Graves blamed an assistant coach who wouldn’t stop talking to him so he spaced out his manners.

“He’s a great guy,” Walz continued, but then got sidetracked. “I hate to lose. I don’t take it very well. I’ve got a foul mouth at times. But when you stutter – have you all seen the “King’s Speech?” Well, I stutter. So when you cuss, you don’t stutter. That’s true.

“So when you’re trying to say things and you know you’re going to stutter, you just cuss. Everybody gets upset that I have a little bit of a foul mouth, but I promise you, that movie is dead on.”

Stepping up

Kayla Standish scored 30 points in both Gonzaga NCAA wins last weekend at McCarthey Athletic Center and Louisville was ready for her, limiting her to eight points on 4-of-10 shooting.

“Well, we let everybody else score,” Walz said.

The Bulldogs really didn’t miss a beat on offense, with four players still reaching double figures. Kelly Bowen, who only put up four shots in two games last weekend, making just one and scoring three points, had 12 on 4-of-9 shooting.

“There were times I’d catch ball and think, ‘Geez I’m so open right now, I’m going to let it fly’ and they were dropping,” she said. “I can shoot the ball. If no one’s going to guard me, I’m going to let it go.”

Slo-mo

The Cardinals said they like to run and they were going to run with the Bulldogs, the highest-scoring team in the nation.

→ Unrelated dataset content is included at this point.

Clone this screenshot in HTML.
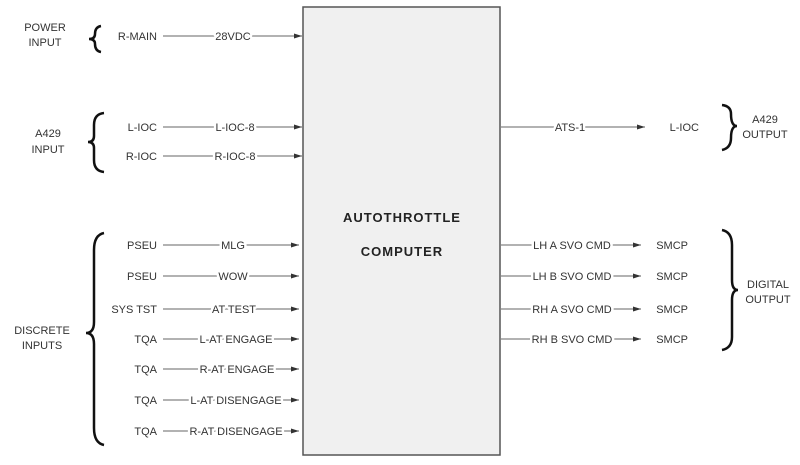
<!DOCTYPE html>
<html><head><style>
html,body{margin:0;padding:0;background:#fff;}
svg{display:block;font-family:"Liberation Sans",Arial,sans-serif;}
.l text{paint-order:stroke fill;stroke:#fff;stroke-width:5px;stroke-linejoin:round;}
</style></head><body>
<svg width="800" height="465" viewBox="0 0 800 465" xmlns="http://www.w3.org/2000/svg">
<defs><marker id="a" markerWidth="8" markerHeight="6" refX="8" refY="3" orient="auto" markerUnits="userSpaceOnUse"><path d="M0,0.5 L8,3 L0,5.5z" fill="#333"/></marker></defs>
<rect x="303" y="7" width="197" height="448" fill="#f0f0f0" stroke="#555" stroke-width="1.5"/>
<text x="402" y="222" font-size="13" font-weight="bold" text-anchor="middle" fill="#222" letter-spacing="1">AUTOTHROTTLE</text>
<text x="402" y="256" font-size="13" font-weight="bold" text-anchor="middle" fill="#222" letter-spacing="1">COMPUTER</text>
<g font-size="11" fill="#333">
<text x="45" y="31" text-anchor="middle">POWER</text><text x="45" y="46" text-anchor="middle">INPUT</text>
<text x="48" y="137" text-anchor="middle">A429</text><text x="48" y="153" text-anchor="middle">INPUT</text>
<text x="42" y="334" text-anchor="middle">DISCRETE</text><text x="42" y="349" text-anchor="middle">INPUTS</text>
<text x="765" y="123" text-anchor="middle">A429</text><text x="765" y="138" text-anchor="middle">OUTPUT</text>
<text x="768" y="288" text-anchor="middle">DIGITAL</text><text x="768" y="303" text-anchor="middle">OUTPUT</text>
</g>
<g fill="none" stroke="#111" stroke-width="2.5">
<path d="M101,26 Q95,27 95,34 Q95,39 89,39 Q95,39 95,44 Q95,51 101,52"/>
<path d="M104,113 Q94,114 94,125 L94,136 Q94,142 88,142 Q94,142 94,148 L94,160 Q94,171 104,172"/>
<path d="M104,233 Q94,235 94,250 L94,322 Q94,333 86,333 Q94,333 94,344 L94,428 Q94,443 104,445"/>
<path d="M722,105 Q731,106 731,114 Q731,126 737,126 Q731,126 731,138 Q731,148 722,150"/>
<path d="M722,230 Q732,232 732,245 L732,280 Q732,290 738,290 Q732,290 732,300 L732,337 Q732,348 722,350"/>
</g>
<g font-size="11" fill="#333">
<g text-anchor="end">
<text x="157" y="40">R-MAIN</text>
<text x="157" y="131">L-IOC</text>
<text x="157" y="160">R-IOC</text>
<text x="157" y="249">PSEU</text>
<text x="157" y="280">PSEU</text>
<text x="157" y="313">SYS TST</text>
<text x="157" y="343">TQA</text>
<text x="157" y="373">TQA</text>
<text x="157" y="404">TQA</text>
<text x="157" y="435">TQA</text>
<text x="699" y="131">L-IOC</text>
<text x="688" y="249">SMCP</text>
<text x="688" y="280">SMCP</text>
<text x="688" y="313">SMCP</text>
<text x="688" y="343">SMCP</text>
</g>
</g>
<g stroke="#666" stroke-width="1" marker-end="url(#a)">
<line x1="163" y1="36" x2="302" y2="36"/>
<line x1="163" y1="127" x2="302" y2="127"/>
<line x1="163" y1="156" x2="302" y2="156"/>
<line x1="163" y1="245" x2="299" y2="245"/>
<line x1="163" y1="276" x2="299" y2="276"/>
<line x1="163" y1="309" x2="299" y2="309"/>
<line x1="163" y1="339" x2="299" y2="339"/>
<line x1="163" y1="369" x2="299" y2="369"/>
<line x1="163" y1="400" x2="299" y2="400"/>
<line x1="163" y1="431" x2="299" y2="431"/>
<line x1="501" y1="127" x2="645" y2="127"/>
<line x1="501" y1="245" x2="641" y2="245"/>
<line x1="501" y1="276" x2="641" y2="276"/>
<line x1="501" y1="309" x2="641" y2="309"/>
<line x1="501" y1="339" x2="641" y2="339"/>
</g>
<g class="l" font-size="11" fill="#333" text-anchor="middle">
<text x="233" y="40">28VDC</text>
<text x="235" y="131">L-IOC-8</text>
<text x="235" y="160">R-IOC-8</text>
<text x="233" y="249">MLG</text>
<text x="233" y="280">WOW</text>
<text x="234" y="313">AT TEST</text>
<text x="236" y="343">L-AT ENGAGE</text>
<text x="237" y="373">R-AT ENGAGE</text>
<text x="236" y="404">L-AT DISENGAGE</text>
<text x="236" y="435">R-AT DISENGAGE</text>
<text x="570" y="131">ATS-1</text>
<text x="572" y="249">LH A SVO CMD</text>
<text x="572" y="280">LH B SVO CMD</text>
<text x="572" y="313">RH A SVO CMD</text>
<text x="572" y="343">RH B SVO CMD</text>
</g>
</svg>
</body></html>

They were deliberate in the first half, however, scoring just 24 points to trail by 11. On one early possession Louisville was not even remotely close to the basket or looking for a shot when the shot clock expired.

“They’re a running team, but I guess when you’re trying to go against a running team like us, I don’t know if it’s going to work in your favor,” Bowen said. “I would put money on any one of our players to outrun anyone else on any other team. I think that might have been a game plan, because when you have to limit possessions you do have to let the clock run down.”